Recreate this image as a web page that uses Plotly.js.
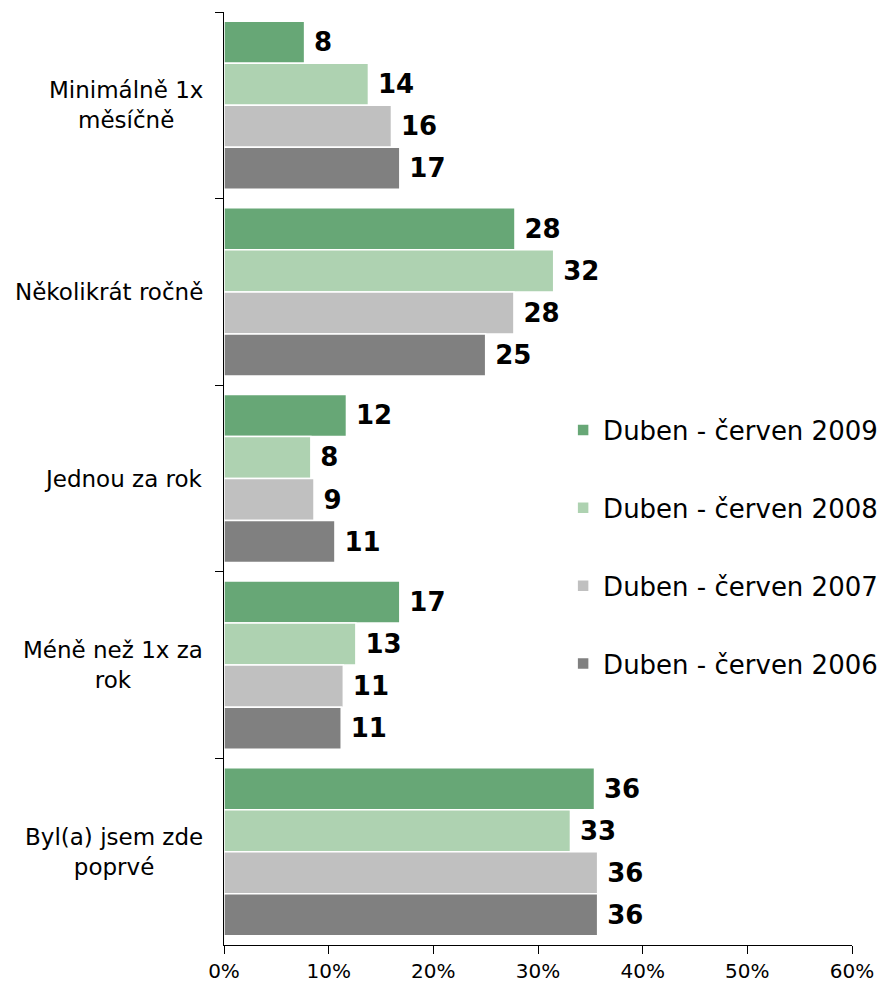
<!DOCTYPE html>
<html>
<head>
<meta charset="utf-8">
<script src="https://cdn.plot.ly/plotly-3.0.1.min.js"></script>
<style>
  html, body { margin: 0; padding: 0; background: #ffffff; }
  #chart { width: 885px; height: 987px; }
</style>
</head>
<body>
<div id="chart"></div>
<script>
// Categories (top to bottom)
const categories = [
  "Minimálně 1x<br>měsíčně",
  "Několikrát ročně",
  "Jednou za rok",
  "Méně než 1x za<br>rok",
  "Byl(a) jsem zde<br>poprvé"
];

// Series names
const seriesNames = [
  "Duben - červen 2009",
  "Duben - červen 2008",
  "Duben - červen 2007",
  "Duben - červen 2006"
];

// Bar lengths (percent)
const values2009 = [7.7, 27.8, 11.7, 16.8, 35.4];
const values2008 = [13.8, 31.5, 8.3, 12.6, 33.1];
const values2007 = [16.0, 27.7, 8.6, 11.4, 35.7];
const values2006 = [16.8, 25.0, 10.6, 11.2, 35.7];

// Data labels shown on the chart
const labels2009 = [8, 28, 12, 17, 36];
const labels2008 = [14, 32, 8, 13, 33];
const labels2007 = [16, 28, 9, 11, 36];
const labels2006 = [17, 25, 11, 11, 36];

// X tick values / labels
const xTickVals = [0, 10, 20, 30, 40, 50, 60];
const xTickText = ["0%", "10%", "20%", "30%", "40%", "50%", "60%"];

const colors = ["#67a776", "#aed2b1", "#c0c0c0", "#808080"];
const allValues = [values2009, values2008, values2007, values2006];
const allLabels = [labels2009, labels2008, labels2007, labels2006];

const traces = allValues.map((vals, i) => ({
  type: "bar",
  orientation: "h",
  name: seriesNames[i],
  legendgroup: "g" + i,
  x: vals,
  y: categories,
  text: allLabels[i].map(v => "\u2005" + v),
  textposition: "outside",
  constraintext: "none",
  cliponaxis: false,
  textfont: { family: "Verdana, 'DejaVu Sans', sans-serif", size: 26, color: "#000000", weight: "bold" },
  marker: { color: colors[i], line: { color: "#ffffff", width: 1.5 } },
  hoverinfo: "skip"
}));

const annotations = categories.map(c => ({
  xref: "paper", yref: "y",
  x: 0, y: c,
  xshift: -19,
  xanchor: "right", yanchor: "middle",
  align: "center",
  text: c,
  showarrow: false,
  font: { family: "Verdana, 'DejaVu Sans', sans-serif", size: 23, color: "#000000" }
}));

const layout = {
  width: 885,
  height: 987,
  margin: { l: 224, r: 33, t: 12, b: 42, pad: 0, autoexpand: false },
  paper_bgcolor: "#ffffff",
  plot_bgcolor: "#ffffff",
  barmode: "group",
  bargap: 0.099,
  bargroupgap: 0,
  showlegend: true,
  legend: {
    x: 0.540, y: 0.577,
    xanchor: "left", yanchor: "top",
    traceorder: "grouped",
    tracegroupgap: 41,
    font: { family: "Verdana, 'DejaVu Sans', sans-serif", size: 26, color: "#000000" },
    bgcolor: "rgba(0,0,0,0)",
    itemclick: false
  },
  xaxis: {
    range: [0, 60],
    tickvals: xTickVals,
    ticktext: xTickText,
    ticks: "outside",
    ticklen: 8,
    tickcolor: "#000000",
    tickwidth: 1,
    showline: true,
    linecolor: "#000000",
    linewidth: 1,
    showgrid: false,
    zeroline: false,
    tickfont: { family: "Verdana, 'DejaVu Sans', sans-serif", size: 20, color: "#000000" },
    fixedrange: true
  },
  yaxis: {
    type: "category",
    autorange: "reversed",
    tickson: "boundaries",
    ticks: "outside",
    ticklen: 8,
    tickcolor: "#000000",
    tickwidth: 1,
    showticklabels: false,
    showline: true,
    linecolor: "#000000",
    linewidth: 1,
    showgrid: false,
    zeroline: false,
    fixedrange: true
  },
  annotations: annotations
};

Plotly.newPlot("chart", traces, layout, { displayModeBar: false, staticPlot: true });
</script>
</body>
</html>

----

» What is needed: Omit every picture, then repeat the remaining data exactly as it appears above.

» Answer to the problem:
Recreate this image as a web page that uses Plotly.js.
<!DOCTYPE html>
<html>
<head>
<meta charset="utf-8">
<script src="https://cdn.plot.ly/plotly-3.0.1.min.js"></script>
<style>
  html, body { margin: 0; padding: 0; background: #ffffff; }
  #chart { width: 885px; height: 987px; }
</style>
</head>
<body>
<div id="chart"></div>
<script>
// Categories (top to bottom)
const categories = [
  "Minimálně 1x<br>měsíčně",
  "Několikrát ročně",
  "Jednou za rok",
  "Méně než 1x za<br>rok",
  "Byl(a) jsem zde<br>poprvé"
];

// Series names
const seriesNames = [
  "Duben - červen 2009",
  "Duben - červen 2008",
  "Duben - červen 2007",
  "Duben - červen 2006"
];

// Bar lengths (percent)
const values2009 = [7.7, 27.8, 11.7, 16.8, 35.4];
const values2008 = [13.8, 31.5, 8.3, 12.6, 33.1];
const values2007 = [16.0, 27.7, 8.6, 11.4, 35.7];
const values2006 = [16.8, 25.0, 10.6, 11.2, 35.7];

// Data labels shown on the chart
const labels2009 = [8, 28, 12, 17, 36];
const labels2008 = [14, 32, 8, 13, 33];
const labels2007 = [16, 28, 9, 11, 36];
const labels2006 = [17, 25, 11, 11, 36];

// X tick values / labels
const xTickVals = [0, 10, 20, 30, 40, 50, 60];
const xTickText = ["0%", "10%", "20%", "30%", "40%", "50%", "60%"];

const colors = ["#67a776", "#aed2b1", "#c0c0c0", "#808080"];
const allValues = [values2009, values2008, values2007, values2006];
const allLabels = [labels2009, labels2008, labels2007, labels2006];

const traces = allValues.map((vals, i) => ({
  type: "bar",
  orientation: "h",
  name: seriesNames[i],
  legendgroup: "g" + i,
  x: vals,
  y: categories,
  text: allLabels[i].map(v => "\u2005" + v),
  textposition: "outside",
  constraintext: "none",
  cliponaxis: false,
  textfont: { family: "Verdana, 'DejaVu Sans', sans-serif", size: 26, color: "#000000", weight: "bold" },
  marker: { color: colors[i], line: { color: "#ffffff", width: 1.5 } },
  hoverinfo: "skip"
}));

const annotations = categories.map(c => ({
  xref: "paper", yref: "y",
  x: 0, y: c,
  xshift: -19,
  xanchor: "right", yanchor: "middle",
  align: "center",
  text: c,
  showarrow: false,
  font: { family: "Verdana, 'DejaVu Sans', sans-serif", size: 23, color: "#000000" }
}));

const layout = {
  width: 885,
  height: 987,
  margin: { l: 224, r: 33, t: 12, b: 42, pad: 0, autoexpand: false },
  paper_bgcolor: "#ffffff",
  plot_bgcolor: "#ffffff",
  barmode: "group",
  bargap: 0.099,
  bargroupgap: 0,
  showlegend: true,
  legend: {
    x: 0.540, y: 0.577,
    xanchor: "left", yanchor: "top",
    traceorder: "grouped",
    tracegroupgap: 41,
    font: { family: "Verdana, 'DejaVu Sans', sans-serif", size: 26, color: "#000000" },
    bgcolor: "rgba(0,0,0,0)",
    itemclick: false
  },
  xaxis: {
    range: [0, 60],
    tickvals: xTickVals,
    ticktext: xTickText,
    ticks: "outside",
    ticklen: 8,
    tickcolor: "#000000",
    tickwidth: 1,
    showline: true,
    linecolor: "#000000",
    linewidth: 1,
    showgrid: false,
    zeroline: false,
    tickfont: { family: "Verdana, 'DejaVu Sans', sans-serif", size: 20, color: "#000000" },
    fixedrange: true
  },
  yaxis: {
    type: "category",
    autorange: "reversed",
    tickson: "boundaries",
    ticks: "outside",
    ticklen: 8,
    tickcolor: "#000000",
    tickwidth: 1,
    showticklabels: false,
    showline: true,
    linecolor: "#000000",
    linewidth: 1,
    showgrid: false,
    zeroline: false,
    fixedrange: true
  },
  annotations: annotations
};

Plotly.newPlot("chart", traces, layout, { displayModeBar: false, staticPlot: true });
</script>
</body>
</html>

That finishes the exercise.